Dave Graybill - 12/18/2012
I finally have some snow in my yard here in Leavenworth, but overall the weather remains mild in our region. It makes it easy for me to make plans to get out on the water. No freezing temperatures or high winds to worry about. The closure of many of the rivers in our region to steelhead fishing hasn’t slowed me down. There are enough fish on the upper Columbia to make for some great days.

I mentioned that fishing below Wells Dam saved the day for Rollie Schmitten and I last week. Well, this week we decided to start our day there. We began by drifting bobbers and Maxi-Jigs off the bar below the launch bay. Schmitten got a wild fish on the first drift, and I though, oh boy, we’re in for a busy day. We got nothing on the next pass but I got a wild fish on the third.

I had brought along some back-trolling set ups. I had one with peach-colored Spin-N-Glos and Corkies with orange and peach-yarn, and the other with pink as the theme. Once I got the diver size figured out, we got a nice wild fish using this method. The fish hit the peach-colored rig. We then ran across the river to the big back eddy that had produced fish for us the week before, and were surprised when we didn’t even get a bite in this area.

We had planned on fishing from Wells Dam all the way down to Chelan Falls, and had left my truck there on the way up. We had fished a couple of spots below Wells, but wanted to see if we could find some new water. We found water alright, and we fished a few likely looking holes.
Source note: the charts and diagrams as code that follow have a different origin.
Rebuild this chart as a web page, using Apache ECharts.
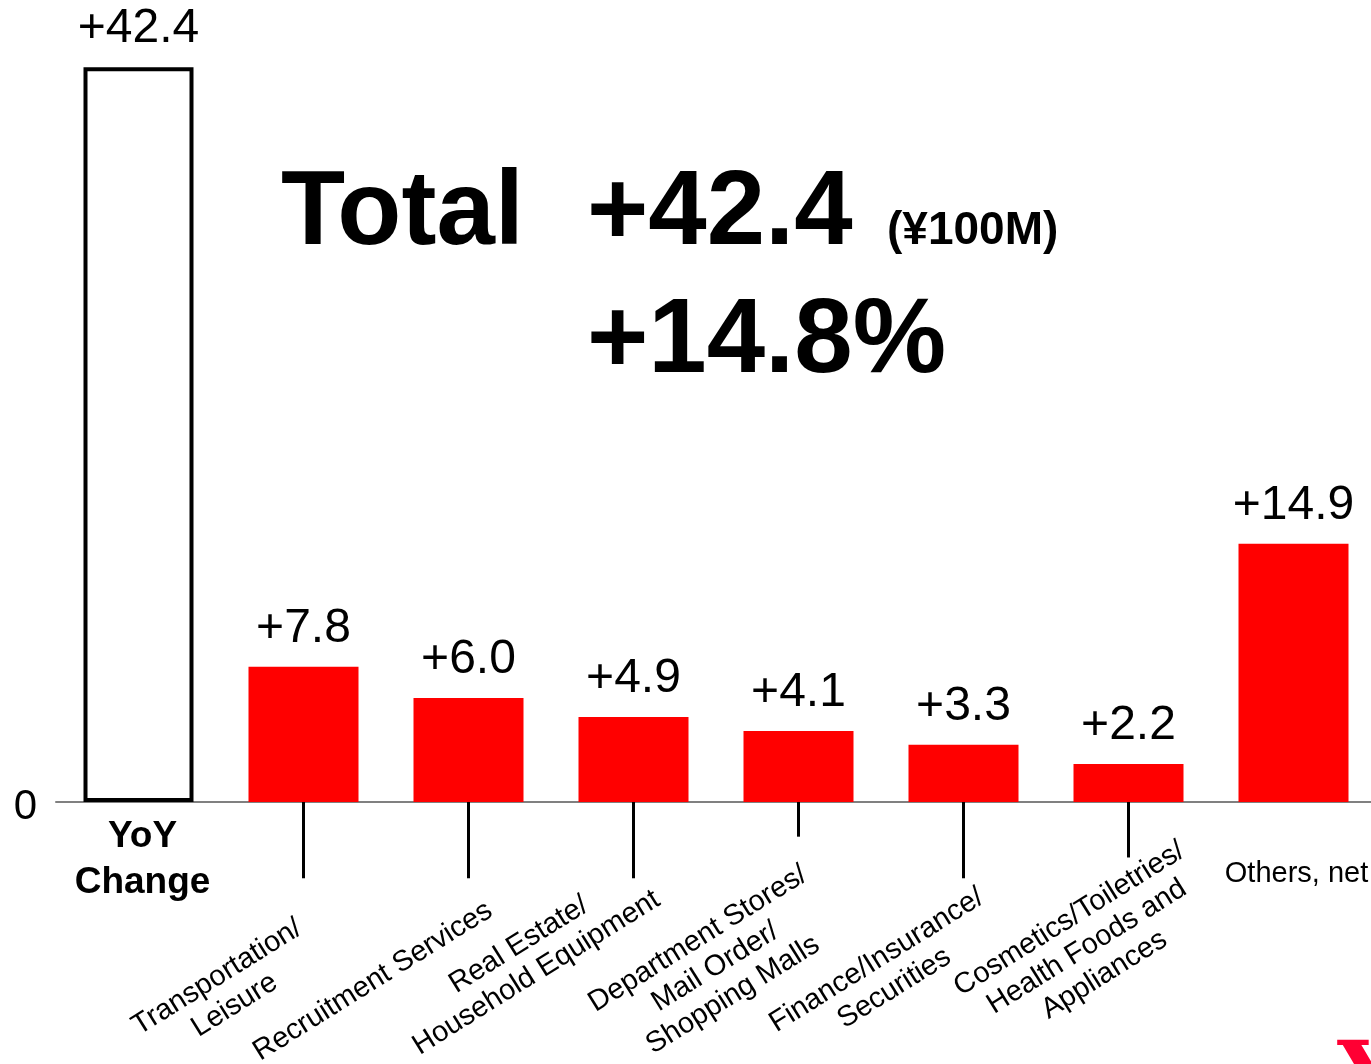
<!DOCTYPE html>
<html>
<head>
<meta charset="utf-8">
<script src="https://cdn.jsdelivr.net/npm/echarts@6/dist/echarts.min.js"></script>
<style>
html,body{margin:0;padding:0;background:#fff;}
#chart{width:1371px;height:1064px;}
</style>
</head>
<body>
<div id="chart"></div>
<script>
// ---- data ----
const categories = [
  'YoY\nChange',
  'Transportation/\nLeisure',
  'Recruitment Services',
  'Real Estate/\nHousehold Equipment',
  'Department Stores/\nMail Order/\nShopping Malls',
  'Finance/Insurance/\nSecurities',
  'Cosmetics/Toiletries/\nHealth Foods and\nAppliances',
  'Others, net'
];
const values = [42.4, 7.8, 6.0, 4.9, 4.1, 3.3, 2.2, 14.9];
const leaderDepth = [null, -4.4, -4.4, -4.4, -2.0, -4.4, -3.2, null];
const rotatedLabel = [false, true, true, true, true, true, true, false];
const totalText = 'Total';
const totalValue = '+42.4';
const totalUnit = '(¥100M)';
const totalPct = '+14.8%';

// ---- layout / styling ----
const FONT = '"Liberation Sans", Arial, Helvetica, sans-serif';
// per-label padding [top, right, bottom, left] used to place each rotated label block
const rotPad = [null, [315,93,0,0], [279,62,0,0], [230,54,0,0], [268,56,0,0], [286,58,0,0], [278,3,0,0], null];

const chart = echarts.init(document.getElementById('chart'), null, {renderer: 'canvas'});

const rotData = categories.map((c, i) => rotatedLabel[i] ? {value: c, textStyle: {padding: rotPad[i]}} : c);
const flatData = categories.map((c, i) => {
  if (i === 0) return {value: c, textStyle: {padding: [0, 0, 0, 8]}};
  if (i === categories.length - 1) return {value: c, textStyle: {padding: [42, 0, 0, 6], fontSize: 29, fontWeight: 'normal', lineHeight: 35}};
  return c;
});

const barData = values.map((v, i) => i === 0
  ? {value: v, itemStyle: {color: '#ffffff', borderColor: '#000000', borderWidth: 4}}
  : {value: v, itemStyle: {color: '#ff0000'}});

const titleStyle = {fontFamily: FONT, fontWeight: 'bold', color: '#000', fontSize: 105, lineHeight: 105};

const option = {
  backgroundColor: '#ffffff',
  animation: false,
  title: [
    {text: totalText, left: 281, top: 163, padding: 0, textStyle: titleStyle},
    {text: totalValue, left: 587, top: 163, padding: 0, textStyle: titleStyle},
    {text: totalUnit, left: 887, top: 208, padding: 0, textStyle: {fontFamily: FONT, fontWeight: 'bold', color: '#000', fontSize: 46, lineHeight: 46}},
    {text: totalPct, left: 587, top: 291, padding: 0, textStyle: titleStyle}
  ],
  grid: {
    left: 56, width: 1320, top: 4.8, height: 901.2, containLabel: false,
    outerBounds: {left: -3000, right: -3000, top: -3000, bottom: -3000}
  },
  xAxis: [
    {
      type: 'category', position: 'bottom', data: rotData,
      axisLine: {onZero: true, lineStyle: {color: '#808080', width: 2}},
      axisTick: {show: false},
      splitLine: {show: false},
      axisLabel: {
        interval: 0, rotate: 32, margin: -149,
        fontFamily: FONT, fontSize: 29, color: '#000',
        formatter: (v, i) => rotatedLabel[i] ? v.split('\n').map(s => '{c|' + s + '}').join('\n') : '',
        rich: {c: {align: 'center', fontFamily: FONT, fontSize: 29, lineHeight: 33, color: '#000'}}
      }
    },
    {
      type: 'category', position: 'bottom', data: flatData,
      axisLine: {show: false, onZero: true},
      axisTick: {show: false},
      splitLine: {show: false},
      axisLabel: {
        interval: 0, rotate: 0, margin: -92,
        fontFamily: FONT, fontSize: 37, fontWeight: 'bold', lineHeight: 46, color: '#000',
        formatter: (v, i) => rotatedLabel[i] ? '' : v
      }
    }
  ],
  yAxis: {
    type: 'value', min: -6, max: 46, interval: 2,
    axisLine: {show: false}, axisTick: {show: false}, splitLine: {show: false},
    axisLabel: {
      margin: 19, fontFamily: FONT, fontSize: 42, color: '#000',
      verticalAlign: 'top', lineHeight: 10,
      formatter: v => (v === 0 ? '0' : '')
    }
  },
  series: [
    {
      type: 'bar', xAxisIndex: 0, data: barData, barWidth: 110, z: 3,
      label: {
        show: true, position: 'top', distance: 14,
        fontFamily: FONT, fontSize: 48, color: '#000',
        formatter: p => '+' + Number(p.value).toFixed(1)
      }
    },
    {
      type: 'bar', xAxisIndex: 1, data: leaderDepth, barWidth: 3, z: 2,
      itemStyle: {color: '#000000'}, label: {show: false}
    }
  ],
  graphic: [
    {type: 'text', left: 1338, top: 1037, silent: true,
     style: {text: 'Y', fontFamily: '"DejaVu Serif", serif', fontWeight: 'bold', fontSize: 90, fill: '#ff0033'}}
  ]
};
chart.setOption(option);
</script>
</body>
</html>
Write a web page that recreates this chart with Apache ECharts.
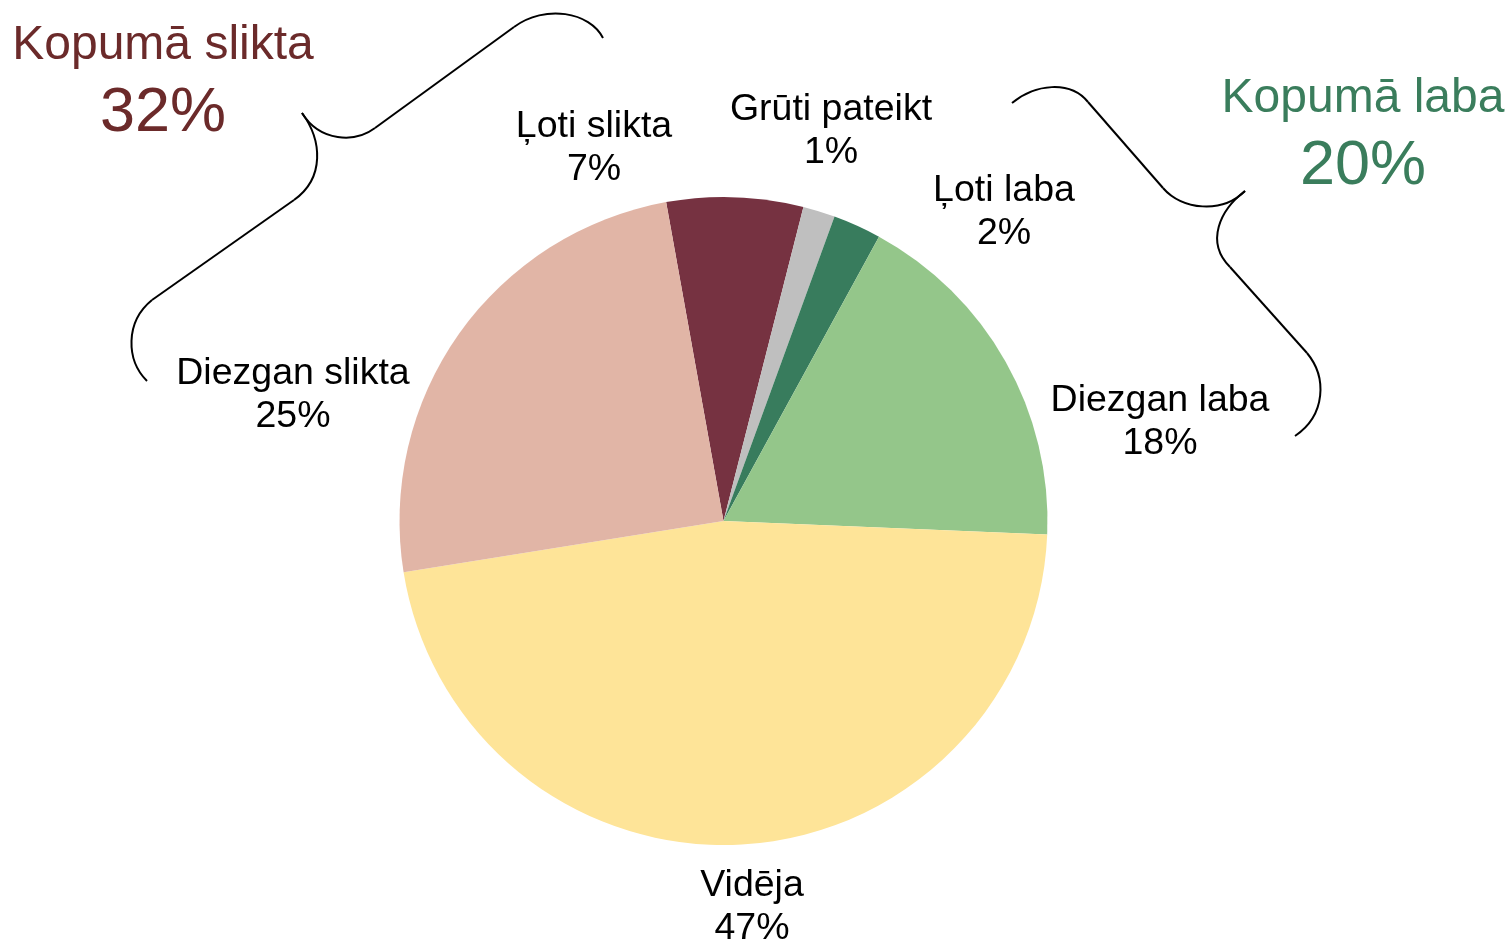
<!DOCTYPE html>
<html>
<head>
<meta charset="utf-8">
<script src="https://cdn.jsdelivr.net/npm/echarts@6/dist/echarts.min.js"></script>
<style>
  html, body { margin: 0; padding: 0; background: #fff; }
  #chart { width: 1510px; height: 942px; }
</style>
</head>
<body>
<div id="chart"></div>
<script>
// dati (nolasīti no attēla)
const categories = ['Ļoti slikta', 'Grūti pateikt', 'Ļoti laba', 'Diezgan laba', 'Vidēja', 'Diezgan slikta']
const values = [6.8, 1.6, 2.4, 17.7, 46.8, 24.7]
const shownPct = [7, 1, 2, 18, 47, 25]
const colors = ['#763241', '#BFBFBF', '#387C5D', '#94C68A', '#FEE498', '#E1B5A6']
const totalBad = 32
const totalGood = 20

// etiķešu centri
const labelPos = [[594, 148], [831, 131], [1004, 212], [1160, 422], [752, 907], [293, 395]]

const font = '"Liberation Sans", Arial, sans-serif'
const chart = echarts.init(document.getElementById('chart'))

let pieData = categories.map((c, i) => {
  return { name: c, value: values[i], itemStyle: { color: colors[i] } }
})

// figūriekavas
function brace(segs) {
  return segs.map(s => {
    if (s.length == 4) {
      return { type: 'line', shape: { x1: s[0], y1: s[1], x2: s[2], y2: s[3] },
        style: { stroke: '#000', lineWidth: 2 }, silent: true }
    }
    return { type: 'bezierCurve',
      shape: { x1: s[0], y1: s[1], cpx1: s[2], cpy1: s[3], cpx2: s[4], cpy2: s[5], x2: s[6], y2: s[7] },
      style: { stroke: '#000', lineWidth: 2, fill: null }, silent: true }
  })
}

const leftBrace = brace([
  [603, 38, 590, 12, 545, 4, 514, 27],
  [514, 27, 375, 128],
  [375, 128, 355, 143, 320, 142, 302, 113],
  [302, 113, 322, 140, 325, 178, 294, 200],
  [294, 200, 152, 300],
  [152, 300, 125, 322, 126, 360, 147, 381]
])
const rightBrace = brace([
  [1012, 103, 1035, 84, 1070, 80, 1088, 102],
  [1088, 102, 1163, 188],
  [1163, 188, 1182, 210, 1222, 214, 1245, 191],
  [1245, 191, 1220, 210, 1205, 242, 1230, 267],
  [1230, 267, 1307, 353],
  [1307, 353, 1327, 377, 1326, 415, 1295, 436]
])

const option = {
  animation: false,
  backgroundColor: '#fff',
  textStyle: { fontFamily: font },
  graphic: [
    ...leftBrace,
    ...rightBrace,
    { type: 'text', x: 163, y: 46, style: { text: 'Kopumā slikta', font: '48px ' + font, fill: '#6B2A2A', align: 'center', verticalAlign: 'middle' } },
    { type: 'text', x: 163, y: 114, style: { text: totalBad + '%', font: '63px ' + font, fill: '#6B2A2A', align: 'center', verticalAlign: 'middle' } },
    { type: 'text', x: 1363, y: 99, style: { text: 'Kopumā laba', font: '48px ' + font, fill: '#3A7D5C', align: 'center', verticalAlign: 'middle' } },
    { type: 'text', x: 1363, y: 167, style: { text: totalGood + '%', font: '63px ' + font, fill: '#3A7D5C', align: 'center', verticalAlign: 'middle' } }
  ],
  series: [{
    type: 'pie',
    center: [723.5, 521],
    radius: 324,
    startAngle: 100.2,
    clockwise: true,
    avoidLabelOverlap: false,
    emphasis: { disabled: true },
    itemStyle: { borderWidth: 0 },
    label: {
      show: true,
      position: 'outside',
      color: '#000',
      fontSize: 37.5,
      lineHeight: 43,
      fontFamily: font,
      align: 'center',
      formatter: p => p.name + '\n' + shownPct[p.dataIndex] + '%'
    },
    labelLine: { show: false },
    labelLayout: p => {
      let pos = labelPos[p.dataIndex]
      return { x: pos[0], y: pos[1], align: 'center', verticalAlign: 'middle' }
    },
    data: pieData
  }]
}
chart.setOption(option)
</script>
</body>
</html>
We saw an angler fishing a point above the boulder field at the bend, and want to go back there some day. The boulder field was a disappointment. We gave it several drifts without any success, and then made the run down to Chelan Falls.

Our money hole below the Beebe Bridge didn’t let us down. My bobber took a dive on our first pass through. The current was different on this particular day as the water was very high, and pushed us right through the hole. We only got the one wild fish, and Schmitten is convinced that we spooked the steelhead out of there. We didn’t miss many hits on this day, and released a total of four nice wild steelhead. Not a bad day. We plan to give Rufus Woods a try for walleye on our next adventure.

Some of you may be aware of important changes that are being made to the commercial fishing allowed on the lower Columbia River. These were prompted when the Oregon Coastal Conservation Association was able to get a measure on that state’s ballot in November to remove gillnets from the river. The result was the creation of a special work group with representatives from the commissions of Washington and Oregon. The work group – assembled at the request of Oregon Gov. John Kitzhaber – worked since early September on the recommendations, which will now be considered by both states’ fish and wildlife commissions. Key provisions of the proposed plan, “Management Strategies for Columbia River Recreational and Commercial Fisheries: 2013 and Beyond,” include:
• Prioritizing the recreational fisheries in the main stem Columbia River and commercial fisheries in off-channel areas.
• Transitioning commercial fisheries remaining in the main stem to alternative gear, such as beach and purse seines.
• Phasing out the use of gillnets by non-tribal fishers in the main stem by 2017, while maintaining the economic viability of the commercial fishery during and after the transition.
• Shifting a greater portion of current hatchery salmon releases to off-channel areas, and exploring options for expanding those areas for commercial fisheries.
• Gradually increasing the catch share of salmon for the sport fishery in the main stem over the next four years and by 2017 providing 100 percent of the summer and mainstream spring Chinook harvest to the sport fishery, while increasing spring Chinook opportunity for the commercial fishery in the off-channel areas.
• Requiring sport anglers fishing for salmon and steelhead in the main stem Columbia River and its tributaries to use barbless hooks beginning 2013.

At long last a serious plan to remove gillnets from much of the main stem Columbia River is actually moving forward.

I also wanted to mention that the deadline for public comment on the proposed changes in the fishing regulations for the coming season has been extended to January 29th. Of concern to many anglers is the removal of all bag limits and size restrictions on bass and walleye on the Columbia River from McNary to Chief Joseph Dam, among other waters. To see these proposed changes and others you can view them by going to:

I have been getting some reports of improved fishing for both triploid rainbow and walleye on Rufus Woods Reservoir. I hope to get up there myself a couple of times in the next week or so. Much of the action is taking place at the upper end of the reservoir, near the net pens.

I have a great new line up of Fishing and Cooking TV shows posted on my web site. If you didn’t know, all of these shows can be watched “on demand” or anytime you want simply by clicking on the show title. There is a good one on fishing on Rufus Woods in the winter with Stuart Hurd.

I am going to plan a bunch of fishing trips the next couple of weeks. I want to take advantage of the mild weather to get as much time on the water as I can!